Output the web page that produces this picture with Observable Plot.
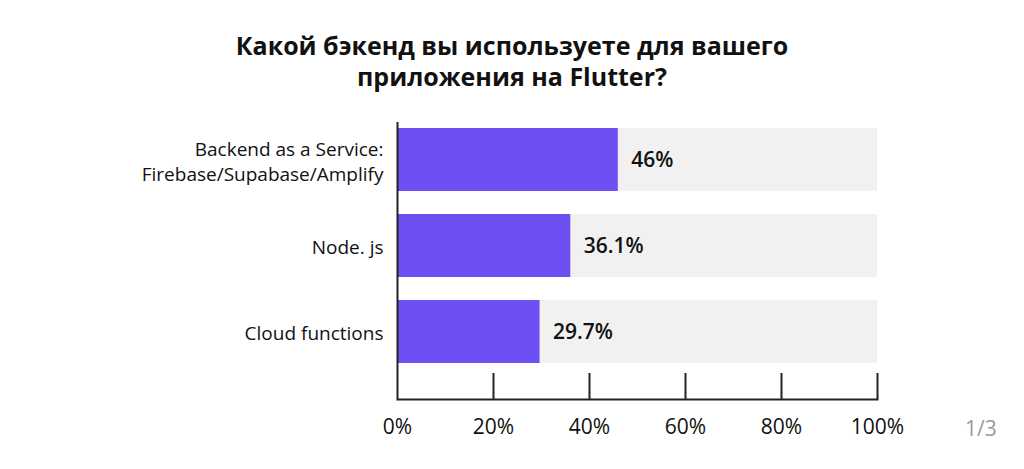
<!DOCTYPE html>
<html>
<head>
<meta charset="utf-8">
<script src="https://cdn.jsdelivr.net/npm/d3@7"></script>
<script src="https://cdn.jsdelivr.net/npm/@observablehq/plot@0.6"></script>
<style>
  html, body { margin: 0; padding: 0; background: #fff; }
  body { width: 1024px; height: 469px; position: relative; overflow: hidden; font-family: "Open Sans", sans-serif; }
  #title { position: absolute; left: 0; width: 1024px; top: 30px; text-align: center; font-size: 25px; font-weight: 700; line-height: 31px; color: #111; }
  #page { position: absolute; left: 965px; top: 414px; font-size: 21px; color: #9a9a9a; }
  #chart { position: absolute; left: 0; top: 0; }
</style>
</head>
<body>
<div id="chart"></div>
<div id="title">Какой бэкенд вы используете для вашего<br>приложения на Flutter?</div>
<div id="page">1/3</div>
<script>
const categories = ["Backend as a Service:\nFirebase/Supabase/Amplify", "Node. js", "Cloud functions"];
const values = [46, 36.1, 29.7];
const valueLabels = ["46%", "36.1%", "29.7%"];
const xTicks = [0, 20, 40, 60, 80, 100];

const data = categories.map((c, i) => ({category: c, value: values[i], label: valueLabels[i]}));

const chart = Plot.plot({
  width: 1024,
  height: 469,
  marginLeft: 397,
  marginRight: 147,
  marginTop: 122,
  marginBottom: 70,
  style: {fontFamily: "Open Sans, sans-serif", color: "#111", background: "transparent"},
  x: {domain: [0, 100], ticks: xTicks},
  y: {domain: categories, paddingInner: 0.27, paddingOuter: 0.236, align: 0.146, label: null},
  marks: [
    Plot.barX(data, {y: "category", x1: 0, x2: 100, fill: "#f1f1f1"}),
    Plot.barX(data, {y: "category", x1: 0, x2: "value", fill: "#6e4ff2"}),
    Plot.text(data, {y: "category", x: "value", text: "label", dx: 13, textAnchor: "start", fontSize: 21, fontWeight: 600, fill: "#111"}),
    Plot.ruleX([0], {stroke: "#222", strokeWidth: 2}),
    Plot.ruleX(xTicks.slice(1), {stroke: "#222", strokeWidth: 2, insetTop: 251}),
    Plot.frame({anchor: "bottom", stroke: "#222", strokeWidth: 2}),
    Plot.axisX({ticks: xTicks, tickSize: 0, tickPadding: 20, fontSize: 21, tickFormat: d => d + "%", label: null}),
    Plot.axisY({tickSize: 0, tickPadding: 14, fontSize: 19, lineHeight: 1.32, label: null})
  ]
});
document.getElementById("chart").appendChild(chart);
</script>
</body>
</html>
■ ■ ■ ■ ■ ■ ■
* [Short task]: Write down only how many lines in the listing contain the word "page".

* [Task response]: 3